Starting at the first line of the data, print each line verbatim up to and including the line bearing "d3.scaleLinear().domain([0, 60]).range([plot.bottom, plot.top]);", omitting pictures.
-- -- --
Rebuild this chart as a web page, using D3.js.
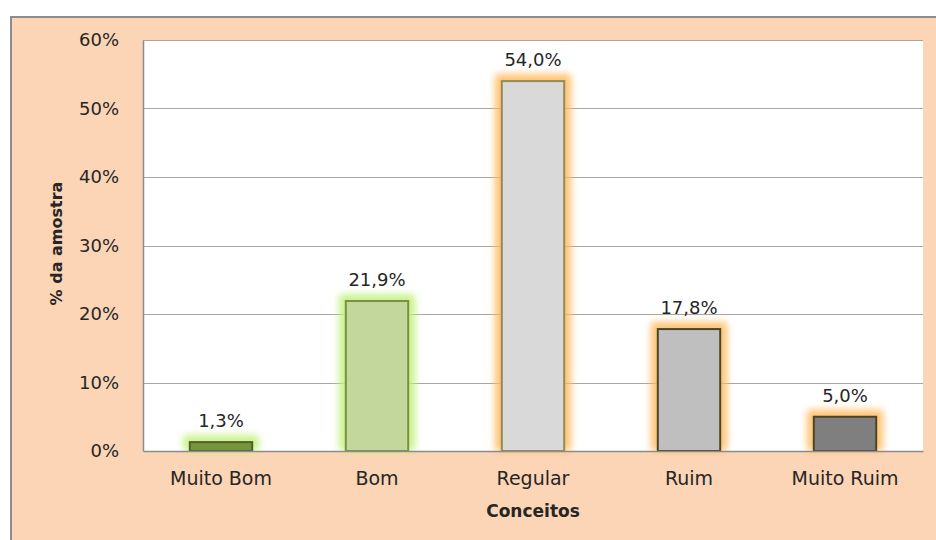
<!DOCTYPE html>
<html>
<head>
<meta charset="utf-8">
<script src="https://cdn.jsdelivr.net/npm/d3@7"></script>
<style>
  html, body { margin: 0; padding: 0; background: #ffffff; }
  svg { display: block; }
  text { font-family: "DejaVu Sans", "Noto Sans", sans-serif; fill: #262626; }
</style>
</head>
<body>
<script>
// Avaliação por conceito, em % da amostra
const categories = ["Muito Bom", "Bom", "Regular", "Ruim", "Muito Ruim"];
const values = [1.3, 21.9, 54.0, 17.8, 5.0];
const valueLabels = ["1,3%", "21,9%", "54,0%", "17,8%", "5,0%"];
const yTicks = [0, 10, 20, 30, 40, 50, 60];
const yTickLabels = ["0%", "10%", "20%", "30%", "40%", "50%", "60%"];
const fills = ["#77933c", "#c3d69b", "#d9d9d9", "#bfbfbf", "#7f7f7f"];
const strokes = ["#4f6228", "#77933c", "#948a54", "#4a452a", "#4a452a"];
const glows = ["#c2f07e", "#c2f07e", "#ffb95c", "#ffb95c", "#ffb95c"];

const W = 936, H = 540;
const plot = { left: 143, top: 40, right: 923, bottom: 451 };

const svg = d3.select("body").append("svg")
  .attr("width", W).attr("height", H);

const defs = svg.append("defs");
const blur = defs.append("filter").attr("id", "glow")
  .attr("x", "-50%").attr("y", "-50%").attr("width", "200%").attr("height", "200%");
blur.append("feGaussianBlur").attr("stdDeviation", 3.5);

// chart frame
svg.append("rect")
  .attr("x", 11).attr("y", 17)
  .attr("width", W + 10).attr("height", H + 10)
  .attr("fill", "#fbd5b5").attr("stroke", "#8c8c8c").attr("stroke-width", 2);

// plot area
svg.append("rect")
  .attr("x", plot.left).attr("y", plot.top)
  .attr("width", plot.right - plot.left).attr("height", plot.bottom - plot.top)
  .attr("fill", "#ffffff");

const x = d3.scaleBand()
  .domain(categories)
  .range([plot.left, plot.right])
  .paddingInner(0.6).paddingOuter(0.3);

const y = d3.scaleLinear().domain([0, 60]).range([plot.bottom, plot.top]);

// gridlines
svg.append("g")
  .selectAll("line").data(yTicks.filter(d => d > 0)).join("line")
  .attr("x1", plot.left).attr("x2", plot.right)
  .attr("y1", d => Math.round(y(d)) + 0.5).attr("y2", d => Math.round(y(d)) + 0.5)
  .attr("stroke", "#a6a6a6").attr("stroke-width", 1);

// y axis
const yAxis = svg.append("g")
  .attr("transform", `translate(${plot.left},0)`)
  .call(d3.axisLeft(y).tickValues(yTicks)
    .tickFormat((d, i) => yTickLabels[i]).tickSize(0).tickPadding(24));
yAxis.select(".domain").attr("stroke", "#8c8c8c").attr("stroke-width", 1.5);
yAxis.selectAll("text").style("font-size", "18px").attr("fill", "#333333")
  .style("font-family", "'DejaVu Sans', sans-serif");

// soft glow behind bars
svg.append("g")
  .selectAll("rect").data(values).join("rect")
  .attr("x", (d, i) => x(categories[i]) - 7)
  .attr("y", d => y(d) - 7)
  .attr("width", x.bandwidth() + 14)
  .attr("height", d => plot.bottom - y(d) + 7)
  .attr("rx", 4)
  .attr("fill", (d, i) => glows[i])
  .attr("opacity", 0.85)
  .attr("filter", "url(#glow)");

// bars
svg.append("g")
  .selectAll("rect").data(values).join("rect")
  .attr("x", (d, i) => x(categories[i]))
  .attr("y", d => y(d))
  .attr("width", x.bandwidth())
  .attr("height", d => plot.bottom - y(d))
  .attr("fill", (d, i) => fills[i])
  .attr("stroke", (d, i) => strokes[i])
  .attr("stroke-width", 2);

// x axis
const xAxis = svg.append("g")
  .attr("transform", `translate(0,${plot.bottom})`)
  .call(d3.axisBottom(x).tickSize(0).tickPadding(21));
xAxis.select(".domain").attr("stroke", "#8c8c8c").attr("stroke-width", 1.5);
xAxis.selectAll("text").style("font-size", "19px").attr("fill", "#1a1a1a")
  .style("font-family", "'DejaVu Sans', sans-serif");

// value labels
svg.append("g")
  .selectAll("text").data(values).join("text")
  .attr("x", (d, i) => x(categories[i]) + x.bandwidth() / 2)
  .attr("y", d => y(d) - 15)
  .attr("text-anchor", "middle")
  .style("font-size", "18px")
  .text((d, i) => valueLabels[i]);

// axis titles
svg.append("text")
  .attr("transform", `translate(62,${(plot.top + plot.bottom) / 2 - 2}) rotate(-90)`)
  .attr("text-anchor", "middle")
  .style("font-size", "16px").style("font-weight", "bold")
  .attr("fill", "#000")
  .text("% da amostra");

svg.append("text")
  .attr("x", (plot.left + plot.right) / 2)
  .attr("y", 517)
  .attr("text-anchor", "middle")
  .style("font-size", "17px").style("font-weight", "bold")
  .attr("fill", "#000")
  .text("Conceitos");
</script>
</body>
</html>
-- -- --
→ **Solution to this problem**
Rebuild this chart as a web page, using D3.js.
<!DOCTYPE html>
<html>
<head>
<meta charset="utf-8">
<script src="https://cdn.jsdelivr.net/npm/d3@7"></script>
<style>
  html, body { margin: 0; padding: 0; background: #ffffff; }
  svg { display: block; }
  text { font-family: "DejaVu Sans", "Noto Sans", sans-serif; fill: #262626; }
</style>
</head>
<body>
<script>
// Avaliação por conceito, em % da amostra
const categories = ["Muito Bom", "Bom", "Regular", "Ruim", "Muito Ruim"];
const values = [1.3, 21.9, 54.0, 17.8, 5.0];
const valueLabels = ["1,3%", "21,9%", "54,0%", "17,8%", "5,0%"];
const yTicks = [0, 10, 20, 30, 40, 50, 60];
const yTickLabels = ["0%", "10%", "20%", "30%", "40%", "50%", "60%"];
const fills = ["#77933c", "#c3d69b", "#d9d9d9", "#bfbfbf", "#7f7f7f"];
const strokes = ["#4f6228", "#77933c", "#948a54", "#4a452a", "#4a452a"];
const glows = ["#c2f07e", "#c2f07e", "#ffb95c", "#ffb95c", "#ffb95c"];

const W = 936, H = 540;
const plot = { left: 143, top: 40, right: 923, bottom: 451 };

const svg = d3.select("body").append("svg")
  .attr("width", W).attr("height", H);

const defs = svg.append("defs");
const blur = defs.append("filter").attr("id", "glow")
  .attr("x", "-50%").attr("y", "-50%").attr("width", "200%").attr("height", "200%");
blur.append("feGaussianBlur").attr("stdDeviation", 3.5);

// chart frame
svg.append("rect")
  .attr("x", 11).attr("y", 17)
  .attr("width", W + 10).attr("height", H + 10)
  .attr("fill", "#fbd5b5").attr("stroke", "#8c8c8c").attr("stroke-width", 2);

// plot area
svg.append("rect")
  .attr("x", plot.left).attr("y", plot.top)
  .attr("width", plot.right - plot.left).attr("height", plot.bottom - plot.top)
  .attr("fill", "#ffffff");

const x = d3.scaleBand()
  .domain(categories)
  .range([plot.left, plot.right])
  .paddingInner(0.6).paddingOuter(0.3);

const y = d3.scaleLinear().domain([0, 60]).range([plot.bottom, plot.top]);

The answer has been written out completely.